= Mind the Gap (novel) =

2008 novel by Bantam Dell

Mind the Gap is a novel published in June 2008 by Bantam Dell. It's a work of collaboration by authors Christopher Golden and Tim Lebbon.

==Synopsis==
The book tells the story of Jazz, a teenage girl whose mother is murdered. Her mother's last message, written in her own blood, says "Jazz hide forever." So Jazz runs away from the mysterious Uncles who have both protected and terrified her mother. She ends up hiding in the London Underground, where she joins up with a group of runaways known as the United Kingdom.
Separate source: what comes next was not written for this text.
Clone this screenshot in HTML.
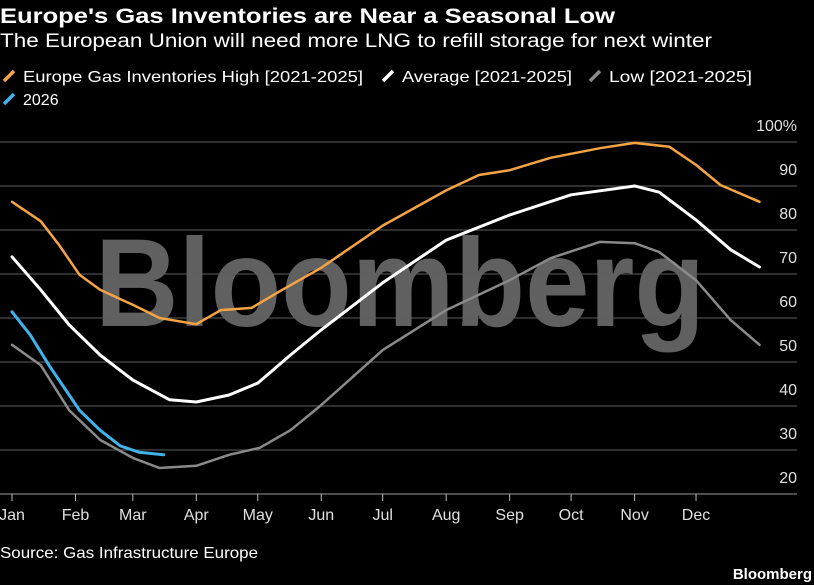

As she spends more time there, she learns that everything is connected and begins to uncover the secrets around her life and the death of her father.

==Reception==
Publishers Weekly gave the book a positive review, stating that "occasional gaps in the story logic are easy to miss amid the super-fast pacing and creepy touches that give this teen adventure plenty of character". Johnny Butane of Dread Central praised the characterisation and the "vibrant" worldbuilding. Charles de Lint of F&SF wrote that Golden and Lebbon "do a wonderful job with this book, pulling you in with a strong opening and a likable protagonist in Jazz, and then maintaining the story with an array of mysteries and puzzles, and a cast of engaging characters."